NTP out of sync each night on ESXi
The clock of each VM drift each night mysteriously: who is the responsible? Veeam, ESXi, NTP?
In the last weeks I installed CheckMk to try it. I already added to CheckMK monitoring several hosts, mainly VM with its Linux Agent.
Since I’m trying it, I’m not giving it so much attention, right now. Yesterday, some late alarms got my attention. Seems that some servers are with the clock drifted, also if they have NTP installed and (I hope)configured correctly.
It’s time to dig.
First
Pattern
During digging I found a strange pattern. While I was on ssh on a VM, another one had the same NTP alert. Very very strange. This is an alarm bell. Shouldn’t a specific VM issue but a quite large one. It’s time to use the powerful of CheckMK. I did a search for the service alert NTP and found a very interesting behavior on it. This is an example of the outputI can see:
- every ~24h it happens
- it has been resolved automatically after sometime
- it happens in a lot of VM But why?!
Matching ideas
It cannot be a NTP issue on a specific VM as several VM have the same issue. It cannot be a Debian version specific issue or systemd issue as it happens also on Devuan and on several different VM with different Debian releases. So? Idea: Backups! The Veeam backup jobs run exactly on these hours… but does not make sense…on the basis of the knowledge that already I have… Googled and…found!
VMWare NTP sync during snapshots
I discovered that by design vMware when take snapshots (and Veeam take snapshots for doing its backup) it sync the time of the ESXI hosts to the VM via vMware Tools. This is correctly documented here, the interesting part is:
One-off time sync: Guest system clock is synchronized to host time upon specific VM life-cycle events that can cause guest > clock to become incorrect, such as resuming from vMotion or a snapshot. This capability is recommended for use and turned > on by default. VMware Tools does not set time backwards (when guest time is ahead of the host), except once when periodic time > synchronization is turned on.

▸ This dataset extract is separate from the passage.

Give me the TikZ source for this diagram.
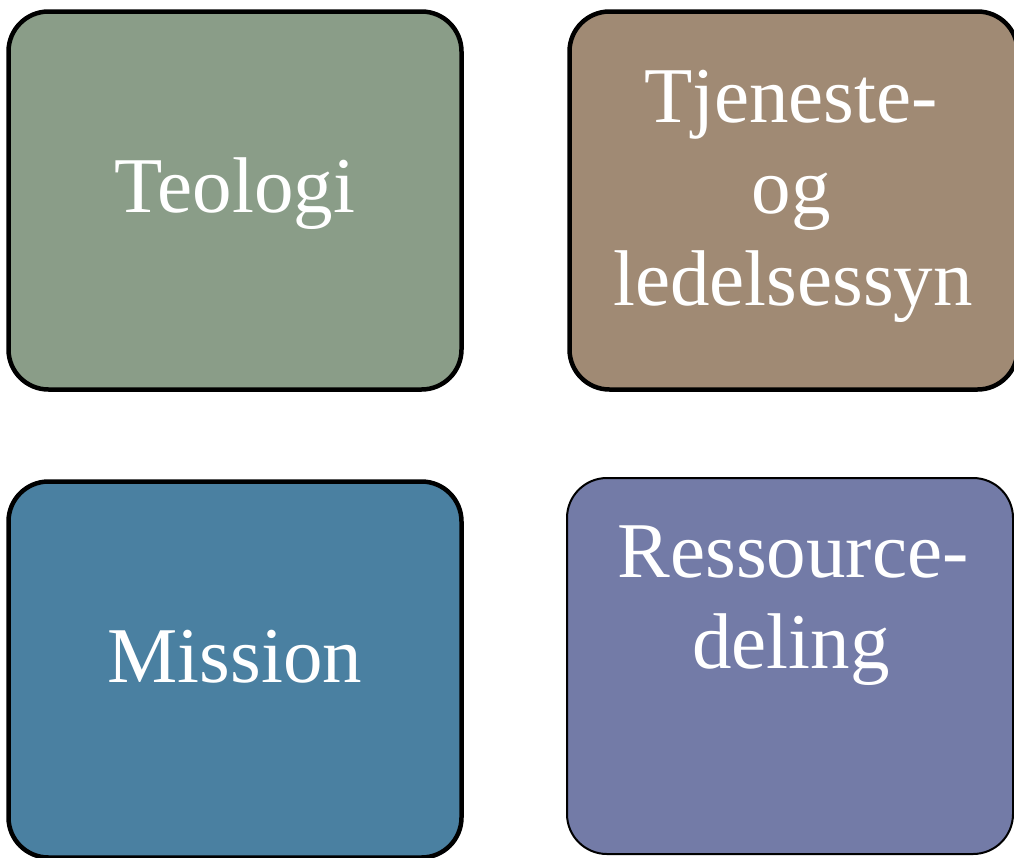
\documentclass[tikz,border=0pt]{standalone}
\usepackage{fontspec}
\setmainfont{Liberation Serif}
\tikzset{
  tile/.style={draw=black, line width=4.5pt, rounded corners=40pt, inner sep=0pt, outer sep=0pt},
  thintile/.style={draw=black, line width=2pt, rounded corners=40pt, inner sep=0pt, outer sep=0pt},
  word/.style={anchor=base, text=white, inner sep=0pt, font=\fontsize{79}{91}\selectfont}
}
\definecolor{cgreen}{HTML}{8A9D88}
\definecolor{cbrown}{HTML}{A08A74}
\definecolor{cblue}{HTML}{4A80A1}
\definecolor{cpurple}{HTML}{737BA7}
\begin{document}
\begin{tikzpicture}[x=1pt,y=-1pt]
\useasboundingbox (0,0) rectangle (1014,857);
\node[tile, fill=cgreen, minimum width=453pt, minimum height=378pt] (b1) at (235,200.5) {};
\node[tile, fill=cbrown, minimum width=448pt, minimum height=378pt] (b2) at (793.5,200.5) {};
\node[tile, fill=cblue, minimum width=453pt, minimum height=376pt] (b3) at (235,669.5) {};
\node[thintile, fill=cpurple, minimum width=446pt, minimum height=376pt] (b4) at (790,666) {};
\node[word] (t1) at (235,212) {Teologi};
\node[word] (t2a) at (791,122) {Tjeneste-};
\node[word] (t2b) at (791,213) {og};
\node[word] (t2c) at (793,305) {ledelsessyn};
\node[word] (t3) at (235,682) {Mission};
\node[word] (t4a) at (793,577) {Ressource-};
\node[word] (t4b) at (791,668) {deling};
\end{tikzpicture}
\end{document}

Clock assessment on the VMWare infrastructure
Checked the config on each ESXi hosts:
- NTP is configured on each ESXi;
- the clock is wrong on all ESXi; …
Checking more deeply on each ESXi hosts, I found that the NTP servers configured on them are belonging to a my temporary infrastructure decommissioned. These NTP servers are definitively not working… and this is the reason why all clocks are wrong.
Final timeline of the events
What’s happening:
- all ESXi servers have bad NTP servers
- all ESXi clocks drifted
- at every Veeam backup, VMWare synchronize the ESXi clock to the VM (with a wrong clock)
- checkmk discover the drift and catch an alert
- after some minutes NTPd servers running on each VM correct the clock of the VM
- checkmk alert are cleared
This was happening cyclically each night, each, backup window… the mystery has been found.
I fixed the NTP servers with valid ones on each ESXi, the clock has been corrected and the issue has been resolved definitively.